The President of the Institution of Civil Engineers (ICE), Professor Tim Broyd has witnessed first-hand the importance of the Port of Dover to national and local economic prosperity on a special visit to the port’s flagship Dover Western Docks Revival (DWDR) development.
Speaking about the development, Professor Broyd said: “The revival of the Western Docks is an essential development for Dover and the nation, helping to increase long-term capacity for Europe’s busiest ferry port. It will provide employment, business and wider regeneration and is a prime example of how infrastructure can facilitate economic growth, improving the lives of local people and communities.”
The £250 million DWDR development is the single biggest investment ever undertaken by the port and represents the next exciting stage of its evolution, delivering long-term capacity for a key international gateway handling trade to the value of £119 billion and representing up to 17% of UK trade in goods.
DWDR will provide a new cargo terminal and new port-centric distribution facility transforming cargo and logistics operations, and through the creation of a new marina will transform the waterfront and attract inward investment into the area.
Welcoming Professor Broyd on behalf of the Port, Richard Christian, Head of Communications at the Port of Dover said: “It was great to have the president of the Institution here at the Port and for him to see so clearly how a piece of marine civil engineering can support national and local economic prosperity.”
Prof. Broyd met with the team involved in the development, including the Port’s DWDR Program Director, Dave Herrod and the principal contractor’s Project Director, Stuart Eckersley from VSBW, a joint venture between VolkerStevin and Boskalis Westminster.

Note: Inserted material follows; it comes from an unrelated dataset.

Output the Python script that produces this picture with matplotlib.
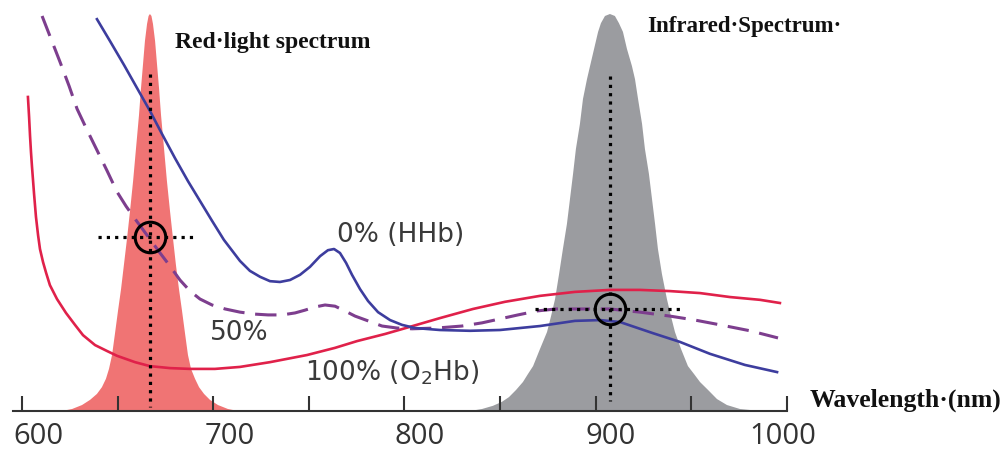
import matplotlib
matplotlib.use("Agg")
import matplotlib.pyplot as plt
from matplotlib.transforms import ScaledTranslation

# ---------------- data (wavelength in nm, absorbance in arbitrary units) ----------------
hhb_wl = [639.2, 646.0, 653.3, 660.1, 666.9, 673.2, 680.0, 686.8, 693.1, 699.4, 705.6,
          714.0, 719.2, 724.5, 729.7, 734.9, 740.2, 745.4, 750.6, 755.9, 760.0,
          763.2, 766.3, 769.5, 772.6, 776.8, 781.0, 786.2, 792.5, 798.7, 805.5,
          818.6, 834.3, 850.0, 870.9, 889.2, 902.3, 912.8, 930.0, 944.1, 959.8,
          978.1, 994.9]
hhb_abs = [0.987, 0.932, 0.872, 0.814, 0.756, 0.698, 0.637, 0.579, 0.529, 0.479, 0.431,
           0.378, 0.353, 0.338, 0.327, 0.325, 0.330, 0.343, 0.363, 0.390, 0.405,
           0.408, 0.398, 0.373, 0.343, 0.307, 0.277, 0.249, 0.229, 0.217, 0.209,
           0.204, 0.202, 0.204, 0.214, 0.227, 0.229, 0.224, 0.196, 0.174, 0.144,
           0.116, 0.098]

mix_wl = [610.5, 615.2, 619.9, 624.6, 628.8, 634.0, 639.2, 644.5, 649.7, 654.4,
          659.1, 666.9, 672.2, 677.4, 682.6, 687.9, 693.1, 699.4, 706.2, 714.0,
          721.9, 728.7, 736.0, 742.8, 748.0, 753.2, 758.5, 763.7, 768.9, 774.2,
          781.0, 788.3, 796.1, 804.0, 817.0, 830.1, 840.6, 850.0, 859.4, 869.4,
          879.3, 889.2, 907.5, 923.2, 938.9, 952.0, 965.1, 980.8, 995.4]
mix_abs = [0.995, 0.937, 0.879, 0.819, 0.761, 0.708, 0.657, 0.605, 0.552, 0.516,
           0.484, 0.433, 0.398, 0.365, 0.330, 0.302, 0.282, 0.267, 0.257, 0.249,
           0.244, 0.242, 0.242, 0.247, 0.254, 0.262, 0.267, 0.264, 0.252, 0.239,
           0.227, 0.214, 0.209, 0.207, 0.209, 0.214, 0.222, 0.232, 0.242, 0.252,
           0.257, 0.257, 0.257, 0.249, 0.239, 0.229, 0.217, 0.202, 0.184]

o2hb_wl = [603.1, 603.7, 604.2, 604.7, 605.2, 606.3, 607.3, 608.4, 609.4, 611.0,
           612.6, 614.6, 618.3, 623.0, 627.7, 631.9, 638.2, 644.5, 649.7, 659.1,
           666.9, 677.4, 687.9, 700.9, 714.0, 729.7, 749.1, 763.7, 775.2, 789.9,
           802.9, 818.6, 835.9, 852.6, 870.9, 889.2, 907.5, 923.2, 938.9, 954.6,
           970.3, 986.0, 996.4]
o2hb_abs = [0.791, 0.741, 0.693, 0.652, 0.617, 0.547, 0.489, 0.443, 0.408, 0.375,
            0.348, 0.317, 0.282, 0.247, 0.217, 0.191, 0.166, 0.151, 0.139, 0.123,
            0.113, 0.108, 0.106, 0.106, 0.111, 0.123, 0.141, 0.159, 0.176, 0.194,
            0.212, 0.234, 0.257, 0.275, 0.290, 0.300, 0.305, 0.305, 0.302, 0.297,
            0.287, 0.280, 0.272]

red_spec_wl = [620.9, 626.2, 631.4, 635.6, 639.2, 641.8, 643.9, 645.5, 647.1, 648.6,
               650.2, 651.8, 653.3, 654.9, 656.5, 658.1, 659.6, 661.2, 662.2, 663.3,
               664.3, 665.4, 666.2, 666.9, 667.7, 668.5, 669.6, 670.6, 671.7, 672.7,
               674.3, 675.8, 677.4, 679.0, 680.5, 682.1, 683.7, 685.3, 686.8, 688.4,
               690.5, 692.6, 695.2, 698.3, 702.5, 707.7, 713.0]
red_spec_int = [0.0, 0.005, 0.015, 0.028, 0.043, 0.060, 0.081, 0.106, 0.141, 0.194,
                0.252, 0.307, 0.368, 0.433, 0.504, 0.579, 0.660, 0.746, 0.811, 0.874,
                0.932, 0.975, 0.995, 1.0, 0.995, 0.975, 0.932, 0.874, 0.811, 0.746,
                0.660, 0.579, 0.504, 0.433, 0.368, 0.307, 0.252, 0.194, 0.141, 0.106,
                0.081, 0.060, 0.043, 0.028, 0.015, 0.005, 0.0]

ir_spec_wl = [834.3, 840.6, 846.3, 851.0, 854.7, 858.4, 862.0, 864.6, 867.3, 870.9,
              874.6, 876.7, 878.8, 880.9, 882.9, 885.0, 886.6, 888.2, 889.7, 891.8,
              893.4, 895.5, 897.1, 899.2, 901.3, 902.8, 904.9, 907.5, 910.1, 912.2,
              914.3, 916.4, 919.0, 920.6, 922.2, 924.3, 925.8, 927.9, 929.5, 931.1,
              932.6, 934.7, 937.3, 939.4, 941.5, 944.7, 948.3, 951.5, 954.6, 958.8,
              963.5, 968.7, 975.5, 986.0]
ir_spec_int = [0.0, 0.005, 0.013, 0.023, 0.035, 0.053, 0.073, 0.093, 0.113, 0.156,
               0.199, 0.239, 0.282, 0.345, 0.408, 0.471, 0.534, 0.597, 0.660, 0.723,
               0.786, 0.836, 0.869, 0.912, 0.955, 0.977, 0.995, 1.0, 0.995, 0.977,
               0.955, 0.912, 0.869, 0.836, 0.786, 0.723, 0.660, 0.597, 0.534, 0.471,
               0.408, 0.345, 0.282, 0.239, 0.199, 0.156, 0.113, 0.093, 0.073, 0.053,
               0.030, 0.015, 0.005, 0.0]

red_marker_wl = 666.9
red_marker_abs = 0.438
ir_marker_wl = 907.5
ir_marker_abs = 0.257

major_ticks = [600, 700, 800, 900, 1000]
minor_ticks = [650, 750, 850, 950]
tick_labels = ["600", "700", "800", "900", "1000"]

# ---------------- figure ----------------
plt.rcParams["mathtext.fontset"] = "dejavusans"
fig = plt.figure(figsize=(10.07, 4.52), dpi=100)
ax = fig.add_axes([0, 0, 1, 1])
ax.set_xlim(588.49, 1115.17)
ax.set_ylim(-0.1008, 1.0378)

for s in ["top", "left", "right"]:
    ax.spines[s].set_visible(False)
ax.spines["bottom"].set_position(("data", 0))
ax.spines["bottom"].set_bounds(595.3, 1000)
ax.spines["bottom"].set_linewidth(1.5)
ax.spines["bottom"].set_color("#333333")
ax.spines["bottom"].set_zorder(6)
ax.set_yticks([])

ax.set_xticks(major_ticks)
ax.set_xticks(minor_ticks, minor=True)
ax.set_xticklabels(tick_labels, fontfamily="Open Sans", fontsize=21, color="#333333")
ax.tick_params(axis="x", which="both", direction="in", length=11, width=1.5,
               color="#333333", pad=7)
label_offsets_px = [16, 17, 15, 15, -4]
for lab, off in zip(ax.get_xticklabels(), label_offsets_px):
    lab.set_transform(lab.get_transform() + ScaledTranslation(off / 100, 0, fig.dpi_scale_trans))

# spectra
ax.fill(red_spec_wl, red_spec_int, color="#f07474", lw=0, zorder=1)
ax.fill(ir_spec_wl, ir_spec_int, color="#9b9ca0", lw=0, zorder=1)

# absorption curves
ax.plot(o2hb_wl, o2hb_abs, color="#e0214a", lw=1.9, zorder=3)
ax.plot(mix_wl, mix_abs, color="#7d3e8e", lw=2.2, dashes=(7, 3.5), zorder=3)
ax.plot(hhb_wl, hhb_abs, color="#3d3d9e", lw=1.9, zorder=3)

# dotted guide lines
dot = dict(color="black", lw=2.3, dashes=(1, 1.6), dash_capstyle="butt", zorder=4)
ax.plot([red_marker_wl, red_marker_wl], [0.849, 0.010], **dot)
ax.plot([639.7, 689.4], [red_marker_abs, red_marker_abs], **dot)
ax.plot([ir_marker_wl, ir_marker_wl], [0.844, 0.025], **dot)
ax.plot([868.3, 945.2], [ir_marker_abs, ir_marker_abs], **dot)

ax.plot([red_marker_wl, ir_marker_wl], [red_marker_abs, ir_marker_abs], "o", ms=22,
        mfc="none", mec="black", mew=2.2, zorder=5)

# texts
serif = ["Liberation Serif", "DejaVu Serif"]
ax.text(680.0, 0.932, "Red·light spectrum", family=serif, weight="bold", fontsize=17,
        ha="left", va="center", color="#111111")
ax.text(926.9, 0.970, "Infrared·Spectrum·", family=serif, weight="bold", fontsize=16.5,
        ha="left", va="center", color="#111111")
ax.text(1012.1, 0.030, "Wavelength·(nm)", family=serif, weight="bold", fontsize=18.5,
        ha="left", va="center", color="#111111")

lab_kw = dict(family="DejaVu Sans", fontsize=19, color="#3a3a3a", ha="left", va="center")
ax.text(764.7, 0.446, "0% (HHb)", **lab_kw)
ax.text(698.3, 0.199, "50%", **lab_kw)
ax.text(748.0, 0.098, "100% (O$_2$Hb)", **lab_kw)

fig.savefig("out.png", dpi=100)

During the visit, Prof. Broyd went on a walkabout around the DWDR site, taking particular interest in an innovative walking piling gate which is the first of its kind, limiting down-time when moving from one pile to the next.
The ICE president also saw the new Wellington Navigation Channel which is a vital connection to link the historic and new marina facilities, and the ongoing Dunkirk Jetty demolition which is being undertaken by a Sheerleg crane barge lifting nine concrete armor units at circa 250 tons each.